If we want to avoid unlucky line calls, we might still accept a system that was a massive improvement over human judgment, even if still imperfect. Research into that question suggests the current challenge system does meet that standard. In a 2008 study in the The Proceedings of the Royal Society, Series B, George Mather investigated the perceptual uncertainty of tennis line judges and found that it was 40 mm. Excellent for human performance but still magnitudes larger than tracking system performance.

So, even with the inherent flaws with estimation, the challenge system is a useful aid to have in the game. However, there is a less recognized problem that the introduction of the system has created: official bias.

The specific bias I am referring to is a side effect of challenged ‘out’ calls that are successfully overturned by the challenge system. When a call is found to have been rightfully ‘in’, the chair umpire has to decide whether the point is awarded to the player who made the shot or is replayed. The decision to award the point is equivalent to the chair concluding that the shot couldn’t be returned. These situations make up roughly 10% of all challenges.

As part of our study of challenges, we compared the official decisions on overturned ‘out’ calls to independent codes of a group of coaches from the National Academies of Tennis Australia. We found that the agreement between the expert judgment of a playable shot and the chair umpire’s judgment was around 75%. We also found that more of the disagreement was due to conservative awarding of points, that is, the chair said shots could be played more often than experts.

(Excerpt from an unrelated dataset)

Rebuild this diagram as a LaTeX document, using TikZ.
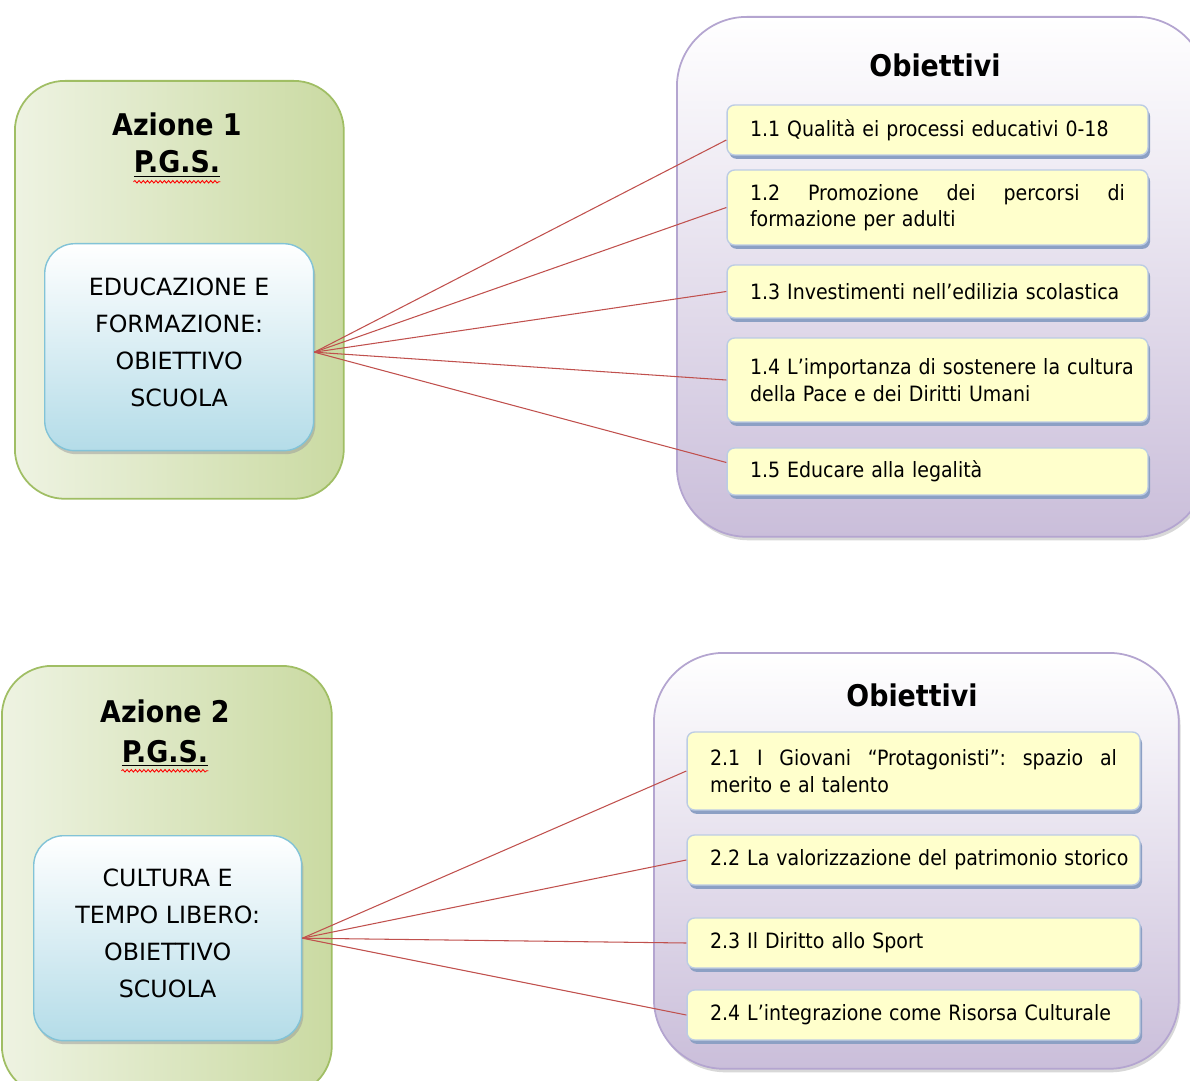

This highlights an example of impact bias. This bias arises when officials are averse to decisions that would have (or at least have the perception of having) a greater influence on the outcome of the game, like calling a strike when a batter already has two strikes against him. For tennis chairs, awarding a point is likely to seem the greater impact decision than replaying the point, even though they are making an influential decision in each case.

Sadly, this impact bias is much harder to detect than a bad call but more likely to occur than the kind of mistake we saw in the Monte Carlo semifinal. But there are ways the system could be remedied. I would propose an independent review, like what is used in the MLB, that would be done for every overturned ‘out’ call. Because this review would be anonymous and the decision-makers distant from the actual match, impact bias would be less likely. It is just a matter of making sure the review would be speedy enough to be acceptable to fans and players.